WRITTEN TASK =
Please transcribe the listing below in full and word for word, without its pictures.

DATASET EXTRACT =
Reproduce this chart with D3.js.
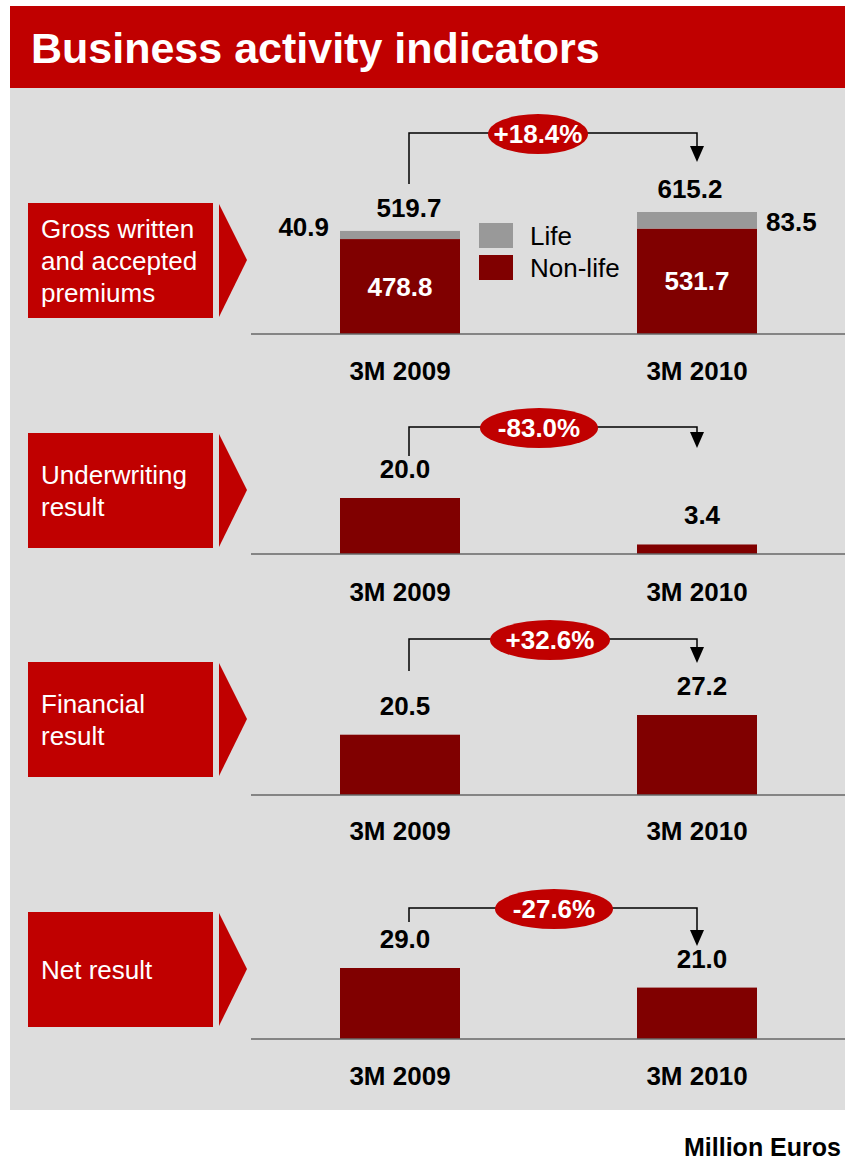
<!DOCTYPE html>
<html>
<head>
    <meta charset="utf-8">
    <title>Business activity indicators</title>
    <script src="https://cdn.jsdelivr.net/npm/d3@7/dist/d3.min.js"></script>
    <style>
        body { margin: 0; background: #fff; overflow: hidden; }
        text { font-family: "Liberation Sans", Arial, sans-serif; }
    </style>
</head>
<body>
<div id="container"></div>
<script>
    // data
    const periods = ["3M 2009", "3M 2010"];
    const indicators = [
        ["Gross written", "and accepted", "premiums"],
        ["Underwriting", "result"],
        ["Financial", "result"],
        ["Net result"]
    ];
    const nonLife = [478.8, 531.7];
    const life = [40.9, 83.5];
    const premiumTotals = [519.7, 615.2];
    const underwriting = [20.0, 3.4];
    const financial = [20.5, 27.2];
    const netResult = [29.0, 21.0];
    const changes = ["+18.4%", "-83.0%", "+32.6%", "-27.6%"];
    const legendLabels = ["Life", "Non-life"];

    const W = 845, H = 1160;
    const red = "#c00000", dark = "#800000", grey = "#999999";
    const fs = "26px";

    const svg = d3.select("#container").append("svg")
        .attr("width", W).attr("height", H);

    // title bar + panel
    svg.append("rect").attr("x", 10).attr("y", 6).attr("width", W - 10).attr("height", 82).attr("fill", red);
    svg.append("text").attr("x", 31).attr("y", 63)
        .attr("fill", "#fff").style("font-size", "43px").style("font-weight", "bold")
        .text("Business activity indicators");
    svg.append("rect").attr("x", 10).attr("y", 88).attr("width", W - 10).attr("height", 1022).attr("fill", "#dddddd");

    svg.append("text").attr("x", 684).attr("y", 1156)
        .style("font-size", "25px").style("font-weight", "bold")
        .text("Million Euros");

    const x = d3.scalePoint().domain(periods).range([400, 697]);
    const barW = 120;

    // layout of each block
    const blocks = [
        {top: 203, base: 334, bracket: 133, start: 184, tip: 162, cx: 538, rx: 50, max: 615.2, topPx: 122, cat: 380},
        {top: 433, base: 554, bracket: 427, start: 456, tip: 448, cx: 539, rx: 59, max: 20.0, topPx: 56, cat: 601},
        {top: 662, base: 795, bracket: 639, start: 671, tip: 663, cx: 550, rx: 60, max: 27.2, topPx: 80, cat: 840},
        {top: 912, base: 1039, bracket: 908, start: 922, tip: 946, cx: 554, rx: 59, max: 29.0, topPx: 71, cat: 1085}
    ];

    const singleSeries = [null, underwriting, financial, netResult];

    blocks.forEach((b, i) => {
        const g = svg.append("g");
        const y = d3.scaleLinear().domain([0, b.max]).range([b.base, b.base - b.topPx]);

        // label box + arrow
        g.append("rect").attr("x", 28).attr("y", b.top).attr("width", 185).attr("height", 115).attr("fill", red);
        g.append("path")
            .attr("d", `M219,${b.top + 1} L247,${b.top + 57} L219,${b.top + 114} Z`)
            .attr("fill", red);
        const lines = indicators[i];
        const lh = 32;
        const firstY = b.top + 57 + 10 - (lines.length - 1) * lh / 2;
        g.append("text").attr("fill", "#fff").style("font-size", fs)
            .selectAll("tspan").data(lines).join("tspan")
            .attr("x", 41).attr("y", (d, k) => firstY + k * lh)
            .text(d => d);

        // bars
        if (i === 0) {
            g.selectAll(".nl").data(periods).join("rect")
                .attr("x", d => x(d) - barW / 2)
                .attr("y", (d, k) => y(nonLife[k]))
                .attr("width", barW)
                .attr("height", (d, k) => b.base - y(nonLife[k]))
                .attr("fill", dark);
            g.selectAll(".lf").data(periods).join("rect")
                .attr("x", d => x(d) - barW / 2)
                .attr("y", (d, k) => y(nonLife[k] + life[k]))
                .attr("width", barW)
                .attr("height", (d, k) => y(nonLife[k]) - y(nonLife[k] + life[k]))
                .attr("fill", grey);
            // totals
            g.selectAll(".tot").data(periods).join("text")
                .attr("x", (d, k) => x(d) + (k === 0 ? 9 : -7))
                .attr("y", (d, k) => y(premiumTotals[k]) - 14)
                .attr("text-anchor", "middle")
                .style("font-size", fs).style("font-weight", "bold")
                .text((d, k) => premiumTotals[k].toFixed(1));
            // non-life values inside
            g.selectAll(".nlv").data(periods).join("text")
                .attr("x", d => x(d))
                .attr("y", (d, k) => (y(nonLife[k]) + b.base) / 2 + 9)
                .attr("text-anchor", "middle").attr("fill", "#fff")
                .style("font-size", fs).style("font-weight", "bold")
                .text((d, k) => nonLife[k].toFixed(1));
            // life values beside
            g.append("text").attr("x", x(periods[0]) - barW / 2 - 11).attr("y", 236)
                .attr("text-anchor", "end").style("font-size", fs).style("font-weight", "bold")
                .text(life[0].toFixed(1));
            g.append("text").attr("x", x(periods[1]) + barW / 2 + 9).attr("y", 231)
                .style("font-size", fs).style("font-weight", "bold")
                .text(life[1].toFixed(1));
            // legend
            const leg = g.selectAll(".leg").data(legendLabels).join("g")
                .attr("transform", (d, k) => `translate(479,${223 + k * 32})`);
            leg.append("rect").attr("width", 34).attr("height", 25)
                .attr("fill", (d, k) => k === 0 ? grey : dark);
            leg.append("text").attr("x", 51).attr("y", 22)
                .style("font-size", fs).text(d => d);
        } else {
            const vals = singleSeries[i];
            g.selectAll(".bar").data(periods).join("rect")
                .attr("x", d => x(d) - barW / 2)
                .attr("y", (d, k) => y(vals[k]))
                .attr("width", barW)
                .attr("height", (d, k) => b.base - y(vals[k]))
                .attr("fill", dark);
            g.selectAll(".val").data(periods).join("text")
                .attr("x", d => x(d) + 5)
                .attr("y", (d, k) => y(vals[k]) - 20)
                .attr("text-anchor", "middle")
                .style("font-size", fs).style("font-weight", "bold")
                .text((d, k) => vals[k].toFixed(1));
        }

        // baseline
        g.append("line").attr("x1", 251).attr("x2", W).attr("y1", b.base).attr("y2", b.base)
            .attr("stroke", "#666").attr("stroke-width", 1.5);

        // category labels
        g.selectAll(".cat").data(periods).join("text")
            .attr("x", d => x(d))
            .attr("y", b.cat)
            .attr("text-anchor", "middle")
            .style("font-size", fs).style("font-weight", "bold")
            .text(d => d);

        // change bracket
        const x0 = x(periods[0]) + 9, x1 = x(periods[1]);
        g.append("path")
            .attr("d", `M${x0},${b.start} V${b.bracket} H${x1} V${b.tip - 14}`)
            .attr("fill", "none").attr("stroke", "#000").attr("stroke-width", 1.5);
        g.append("path")
            .attr("d", `M${x1 - 7},${b.tip - 16} L${x1 + 7},${b.tip - 16} L${x1},${b.tip} Z`)
            .attr("fill", "#000");
        g.append("ellipse").attr("cx", b.cx).attr("cy", b.bracket + 1)
            .attr("rx", b.rx).attr("ry", 20).attr("fill", red);
        g.append("text").attr("x", b.cx).attr("y", b.bracket + 10)
            .attr("text-anchor", "middle").attr("fill", "#fff")
            .style("font-size", fs).style("font-weight", "bold")
            .text(changes[i]);
    });
</script>
</body>
</html>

SOLUTION FOR THIS TASK =
Reproduce this chart with D3.js.
<!DOCTYPE html>
<html>
<head>
    <meta charset="utf-8">
    <title>Business activity indicators</title>
    <script src="https://cdn.jsdelivr.net/npm/d3@7/dist/d3.min.js"></script>
    <style>
        body { margin: 0; background: #fff; overflow: hidden; }
        text { font-family: "Liberation Sans", Arial, sans-serif; }
    </style>
</head>
<body>
<div id="container"></div>
<script>
    // data
    const periods = ["3M 2009", "3M 2010"];
    const indicators = [
        ["Gross written", "and accepted", "premiums"],
        ["Underwriting", "result"],
        ["Financial", "result"],
        ["Net result"]
    ];
    const nonLife = [478.8, 531.7];
    const life = [40.9, 83.5];
    const premiumTotals = [519.7, 615.2];
    const underwriting = [20.0, 3.4];
    const financial = [20.5, 27.2];
    const netResult = [29.0, 21.0];
    const changes = ["+18.4%", "-83.0%", "+32.6%", "-27.6%"];
    const legendLabels = ["Life", "Non-life"];

    const W = 845, H = 1160;
    const red = "#c00000", dark = "#800000", grey = "#999999";
    const fs = "26px";

    const svg = d3.select("#container").append("svg")
        .attr("width", W).attr("height", H);

    // title bar + panel
    svg.append("rect").attr("x", 10).attr("y", 6).attr("width", W - 10).attr("height", 82).attr("fill", red);
    svg.append("text").attr("x", 31).attr("y", 63)
        .attr("fill", "#fff").style("font-size", "43px").style("font-weight", "bold")
        .text("Business activity indicators");
    svg.append("rect").attr("x", 10).attr("y", 88).attr("width", W - 10).attr("height", 1022).attr("fill", "#dddddd");

    svg.append("text").attr("x", 684).attr("y", 1156)
        .style("font-size", "25px").style("font-weight", "bold")
        .text("Million Euros");

    const x = d3.scalePoint().domain(periods).range([400, 697]);
    const barW = 120;

    // layout of each block
    const blocks = [
        {top: 203, base: 334, bracket: 133, start: 184, tip: 162, cx: 538, rx: 50, max: 615.2, topPx: 122, cat: 380},
        {top: 433, base: 554, bracket: 427, start: 456, tip: 448, cx: 539, rx: 59, max: 20.0, topPx: 56, cat: 601},
        {top: 662, base: 795, bracket: 639, start: 671, tip: 663, cx: 550, rx: 60, max: 27.2, topPx: 80, cat: 840},
        {top: 912, base: 1039, bracket: 908, start: 922, tip: 946, cx: 554, rx: 59, max: 29.0, topPx: 71, cat: 1085}
    ];

    const singleSeries = [null, underwriting, financial, netResult];

    blocks.forEach((b, i) => {
        const g = svg.append("g");
        const y = d3.scaleLinear().domain([0, b.max]).range([b.base, b.base - b.topPx]);

        // label box + arrow
        g.append("rect").attr("x", 28).attr("y", b.top).attr("width", 185).attr("height", 115).attr("fill", red);
        g.append("path")
            .attr("d", `M219,${b.top + 1} L247,${b.top + 57} L219,${b.top + 114} Z`)
            .attr("fill", red);
        const lines = indicators[i];
        const lh = 32;
        const firstY = b.top + 57 + 10 - (lines.length - 1) * lh / 2;
        g.append("text").attr("fill", "#fff").style("font-size", fs)
            .selectAll("tspan").data(lines).join("tspan")
            .attr("x", 41).attr("y", (d, k) => firstY + k * lh)
            .text(d => d);

        // bars
        if (i === 0) {
            g.selectAll(".nl").data(periods).join("rect")
                .attr("x", d => x(d) - barW / 2)
                .attr("y", (d, k) => y(nonLife[k]))
                .attr("width", barW)
                .attr("height", (d, k) => b.base - y(nonLife[k]))
                .attr("fill", dark);
            g.selectAll(".lf").data(periods).join("rect")
                .attr("x", d => x(d) - barW / 2)
                .attr("y", (d, k) => y(nonLife[k] + life[k]))
                .attr("width", barW)
                .attr("height", (d, k) => y(nonLife[k]) - y(nonLife[k] + life[k]))
                .attr("fill", grey);
            // totals
            g.selectAll(".tot").data(periods).join("text")
                .attr("x", (d, k) => x(d) + (k === 0 ? 9 : -7))
                .attr("y", (d, k) => y(premiumTotals[k]) - 14)
                .attr("text-anchor", "middle")
                .style("font-size", fs).style("font-weight", "bold")
                .text((d, k) => premiumTotals[k].toFixed(1));
            // non-life values inside
            g.selectAll(".nlv").data(periods).join("text")
                .attr("x", d => x(d))
                .attr("y", (d, k) => (y(nonLife[k]) + b.base) / 2 + 9)
                .attr("text-anchor", "middle").attr("fill", "#fff")
                .style("font-size", fs).style("font-weight", "bold")
                .text((d, k) => nonLife[k].toFixed(1));
            // life values beside
            g.append("text").attr("x", x(periods[0]) - barW / 2 - 11).attr("y", 236)
                .attr("text-anchor", "end").style("font-size", fs).style("font-weight", "bold")
                .text(life[0].toFixed(1));
            g.append("text").attr("x", x(periods[1]) + barW / 2 + 9).attr("y", 231)
                .style("font-size", fs).style("font-weight", "bold")
                .text(life[1].toFixed(1));
            // legend
            const leg = g.selectAll(".leg").data(legendLabels).join("g")
                .attr("transform", (d, k) => `translate(479,${223 + k * 32})`);
            leg.append("rect").attr("width", 34).attr("height", 25)
                .attr("fill", (d, k) => k === 0 ? grey : dark);
            leg.append("text").attr("x", 51).attr("y", 22)
                .style("font-size", fs).text(d => d);
        } else {
            const vals = singleSeries[i];
            g.selectAll(".bar").data(periods).join("rect")
                .attr("x", d => x(d) - barW / 2)
                .attr("y", (d, k) => y(vals[k]))
                .attr("width", barW)
                .attr("height", (d, k) => b.base - y(vals[k]))
                .attr("fill", dark);
            g.selectAll(".val").data(periods).join("text")
                .attr("x", d => x(d) + 5)
                .attr("y", (d, k) => y(vals[k]) - 20)
                .attr("text-anchor", "middle")
                .style("font-size", fs).style("font-weight", "bold")
                .text((d, k) => vals[k].toFixed(1));
        }

        // baseline
        g.append("line").attr("x1", 251).attr("x2", W).attr("y1", b.base).attr("y2", b.base)
            .attr("stroke", "#666").attr("stroke-width", 1.5);

        // category labels
        g.selectAll(".cat").data(periods).join("text")
            .attr("x", d => x(d))
            .attr("y", b.cat)
            .attr("text-anchor", "middle")
            .style("font-size", fs).style("font-weight", "bold")
            .text(d => d);

        // change bracket
        const x0 = x(periods[0]) + 9, x1 = x(periods[1]);
        g.append("path")
            .attr("d", `M${x0},${b.start} V${b.bracket} H${x1} V${b.tip - 14}`)
            .attr("fill", "none").attr("stroke", "#000").attr("stroke-width", 1.5);
        g.append("path")
            .attr("d", `M${x1 - 7},${b.tip - 16} L${x1 + 7},${b.tip - 16} L${x1},${b.tip} Z`)
            .attr("fill", "#000");
        g.append("ellipse").attr("cx", b.cx).attr("cy", b.bracket + 1)
            .attr("rx", b.rx).attr("ry", 20).attr("fill", red);
        g.append("text").attr("x", b.cx).attr("y", b.bracket + 10)
            .attr("text-anchor", "middle").attr("fill", "#fff")
            .style("font-size", fs).style("font-weight", "bold")
            .text(changes[i]);
    });
</script>
</body>
</html>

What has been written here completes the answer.